◆ WHAT TO PRODUCE:
Can you write out all the lines word for word, with no pictures?

◆ MATERIAL:
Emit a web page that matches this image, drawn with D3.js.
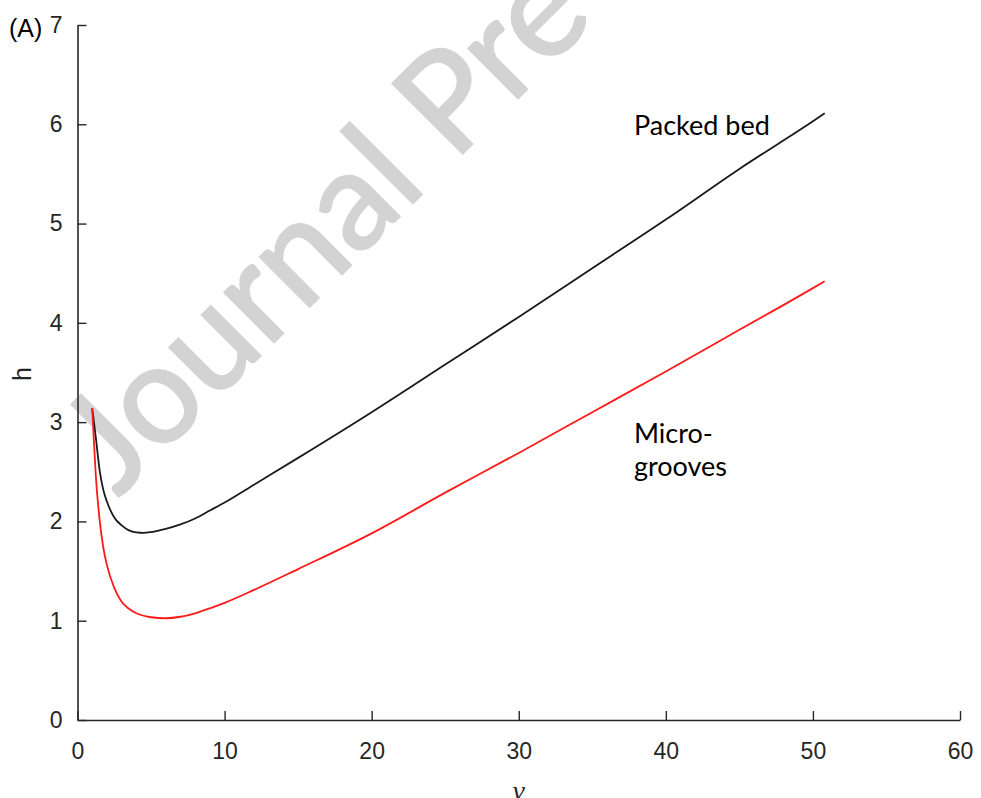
<!DOCTYPE html>
<html>
<head>
<meta charset="utf-8">
<script src="https://cdn.jsdelivr.net/npm/d3@7"></script>
<style>
  html, body { margin: 0; padding: 0; background: #fff; }
  svg { display: block; }
</style>
</head>
<body>
<svg id="chart" width="981" height="798"></svg>
<script>
// ---- data ----
const nu = [1, 1.1, 1.25, 1.5, 1.75, 2, 2.5, 3, 3.5, 4, 4.5, 5, 6, 7, 8, 9, 10, 12, 15, 20, 25, 30, 35, 40, 45, 50, 50.8];
const packedBed = [3.14, 3.02, 2.84, 2.52, 2.32, 2.20, 2.04, 1.96, 1.91, 1.89, 1.885, 1.893, 1.925, 1.97, 2.03, 2.11, 2.19, 2.37, 2.64, 3.10, 3.58, 4.06, 4.55, 5.04, 5.55, 6.03, 6.11];
const microGrooves = [3.14, 2.85, 2.45, 2.02, 1.74, 1.56, 1.33, 1.19, 1.12, 1.075, 1.05, 1.035, 1.025, 1.04, 1.075, 1.125, 1.18, 1.31, 1.52, 1.88, 2.29, 2.69, 3.10, 3.51, 3.93, 4.35, 4.42];
const xTicks = [0, 10, 20, 30, 40, 50, 60];
const yTicks = [0, 1, 2, 3, 4, 5, 6, 7];
const seriesNames = ["Packed bed", "Micro-grooves"];

const svg = d3.select("#chart");
const axisColor = "#262626";
const tickFont = "'Liberation Sans', Arial, sans-serif";
const labelFont = "Lato, 'Open Sans', sans-serif";

const x = d3.scaleLinear().domain([0, 60]).range([77.5, 960]);
const y = d3.scaleLinear().domain([0, 7]).range([720, 25]);

// watermark
svg.append("text")
  .attr("transform", "translate(118,498) rotate(-45)")
  .attr("font-family", labelFont)
  .attr("font-size", 138)
  .attr("fill", "#d3d3d3")
  .attr("stroke", "#d3d3d3")
  .attr("stroke-width", 2.5)
  .text("Journal Pre-proof");

// axes
const xAxis = d3.axisBottom(x).tickValues(xTicks).tickFormat(d3.format("d"))
  .tickSizeInner(-9).tickSizeOuter(0).tickPadding(23);
const yAxis = d3.axisLeft(y).tickValues(yTicks).tickFormat(d3.format("d"))
  .tickSizeInner(-9).tickSizeOuter(0).tickPadding(15);

const gx = svg.append("g").attr("transform", `translate(0,${y(0)})`).call(xAxis);
const gy = svg.append("g").attr("transform", `translate(${x(0)},0)`).call(yAxis);
[gx, gy].forEach(g => {
  g.attr("font-family", tickFont).attr("font-size", 23);
  g.select(".domain").attr("stroke", axisColor).attr("stroke-width", 1.6);
  g.selectAll(".tick line").attr("stroke", axisColor).attr("stroke-width", 1.4);
  g.selectAll(".tick text").attr("fill", axisColor);
});

// lines
const line = d3.line().x((d, i) => x(nu[i])).y(d => y(d)).curve(d3.curveMonotoneX);
svg.append("path").datum(packedBed).attr("d", line)
  .attr("fill", "none").attr("stroke", "#1a1a1a").attr("stroke-width", 1.8);
svg.append("path").datum(microGrooves).attr("d", line)
  .attr("fill", "none").attr("stroke", "#ff1a1a").attr("stroke-width", 1.8);

// labels
svg.append("text").attr("x", 634).attr("y", 135)
  .attr("font-family", labelFont).attr("font-size", 27).attr("fill", "#000")
  .text(seriesNames[0]);
const mg = svg.append("text").attr("font-family", labelFont).attr("font-size", 27).attr("fill", "#000");
mg.append("tspan").attr("x", 634).attr("y", 443).text("Micro-");
mg.append("tspan").attr("x", 634).attr("y", 476).text("grooves");

svg.append("text").attr("x", 9).attr("y", 37)
  .attr("font-family", tickFont).attr("font-size", 25).attr("fill", "#000").text("(A)");

svg.append("text")
  .attr("transform", "translate(31,374) rotate(-90)")
  .attr("text-anchor", "middle")
  .attr("font-family", tickFont).attr("font-size", 25).attr("fill", axisColor).text("h");

svg.append("text").attr("x", x(30)).attr("y", 800)
  .attr("text-anchor", "middle")
  .attr("font-family", "'Liberation Serif', 'DejaVu Serif', serif").attr("font-style", "italic")
  .attr("font-size", 28).attr("fill", axisColor).text("ν");
</script>
</body>
</html>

◆ SOLUTION FOR THIS EXERCISE:
Emit a web page that matches this image, drawn with D3.js.
<!DOCTYPE html>
<html>
<head>
<meta charset="utf-8">
<script src="https://cdn.jsdelivr.net/npm/d3@7"></script>
<style>
  html, body { margin: 0; padding: 0; background: #fff; }
  svg { display: block; }
</style>
</head>
<body>
<svg id="chart" width="981" height="798"></svg>
<script>
// ---- data ----
const nu = [1, 1.1, 1.25, 1.5, 1.75, 2, 2.5, 3, 3.5, 4, 4.5, 5, 6, 7, 8, 9, 10, 12, 15, 20, 25, 30, 35, 40, 45, 50, 50.8];
const packedBed = [3.14, 3.02, 2.84, 2.52, 2.32, 2.20, 2.04, 1.96, 1.91, 1.89, 1.885, 1.893, 1.925, 1.97, 2.03, 2.11, 2.19, 2.37, 2.64, 3.10, 3.58, 4.06, 4.55, 5.04, 5.55, 6.03, 6.11];
const microGrooves = [3.14, 2.85, 2.45, 2.02, 1.74, 1.56, 1.33, 1.19, 1.12, 1.075, 1.05, 1.035, 1.025, 1.04, 1.075, 1.125, 1.18, 1.31, 1.52, 1.88, 2.29, 2.69, 3.10, 3.51, 3.93, 4.35, 4.42];
const xTicks = [0, 10, 20, 30, 40, 50, 60];
const yTicks = [0, 1, 2, 3, 4, 5, 6, 7];
const seriesNames = ["Packed bed", "Micro-grooves"];

const svg = d3.select("#chart");
const axisColor = "#262626";
const tickFont = "'Liberation Sans', Arial, sans-serif";
const labelFont = "Lato, 'Open Sans', sans-serif";

const x = d3.scaleLinear().domain([0, 60]).range([77.5, 960]);
const y = d3.scaleLinear().domain([0, 7]).range([720, 25]);

// watermark
svg.append("text")
  .attr("transform", "translate(118,498) rotate(-45)")
  .attr("font-family", labelFont)
  .attr("font-size", 138)
  .attr("fill", "#d3d3d3")
  .attr("stroke", "#d3d3d3")
  .attr("stroke-width", 2.5)
  .text("Journal Pre-proof");

// axes
const xAxis = d3.axisBottom(x).tickValues(xTicks).tickFormat(d3.format("d"))
  .tickSizeInner(-9).tickSizeOuter(0).tickPadding(23);
const yAxis = d3.axisLeft(y).tickValues(yTicks).tickFormat(d3.format("d"))
  .tickSizeInner(-9).tickSizeOuter(0).tickPadding(15);

const gx = svg.append("g").attr("transform", `translate(0,${y(0)})`).call(xAxis);
const gy = svg.append("g").attr("transform", `translate(${x(0)},0)`).call(yAxis);
[gx, gy].forEach(g => {
  g.attr("font-family", tickFont).attr("font-size", 23);
  g.select(".domain").attr("stroke", axisColor).attr("stroke-width", 1.6);
  g.selectAll(".tick line").attr("stroke", axisColor).attr("stroke-width", 1.4);
  g.selectAll(".tick text").attr("fill", axisColor);
});

// lines
const line = d3.line().x((d, i) => x(nu[i])).y(d => y(d)).curve(d3.curveMonotoneX);
svg.append("path").datum(packedBed).attr("d", line)
  .attr("fill", "none").attr("stroke", "#1a1a1a").attr("stroke-width", 1.8);
svg.append("path").datum(microGrooves).attr("d", line)
  .attr("fill", "none").attr("stroke", "#ff1a1a").attr("stroke-width", 1.8);

// labels
svg.append("text").attr("x", 634).attr("y", 135)
  .attr("font-family", labelFont).attr("font-size", 27).attr("fill", "#000")
  .text(seriesNames[0]);
const mg = svg.append("text").attr("font-family", labelFont).attr("font-size", 27).attr("fill", "#000");
mg.append("tspan").attr("x", 634).attr("y", 443).text("Micro-");
mg.append("tspan").attr("x", 634).attr("y", 476).text("grooves");

svg.append("text").attr("x", 9).attr("y", 37)
  .attr("font-family", tickFont).attr("font-size", 25).attr("fill", "#000").text("(A)");

svg.append("text")
  .attr("transform", "translate(31,374) rotate(-90)")
  .attr("text-anchor", "middle")
  .attr("font-family", tickFont).attr("font-size", 25).attr("fill", axisColor).text("h");

svg.append("text").attr("x", x(30)).attr("y", 800)
  .attr("text-anchor", "middle")
  .attr("font-family", "'Liberation Serif', 'DejaVu Serif', serif").attr("font-style", "italic")
  .attr("font-size", 28).attr("fill", axisColor).text("ν");
</script>
</body>
</html>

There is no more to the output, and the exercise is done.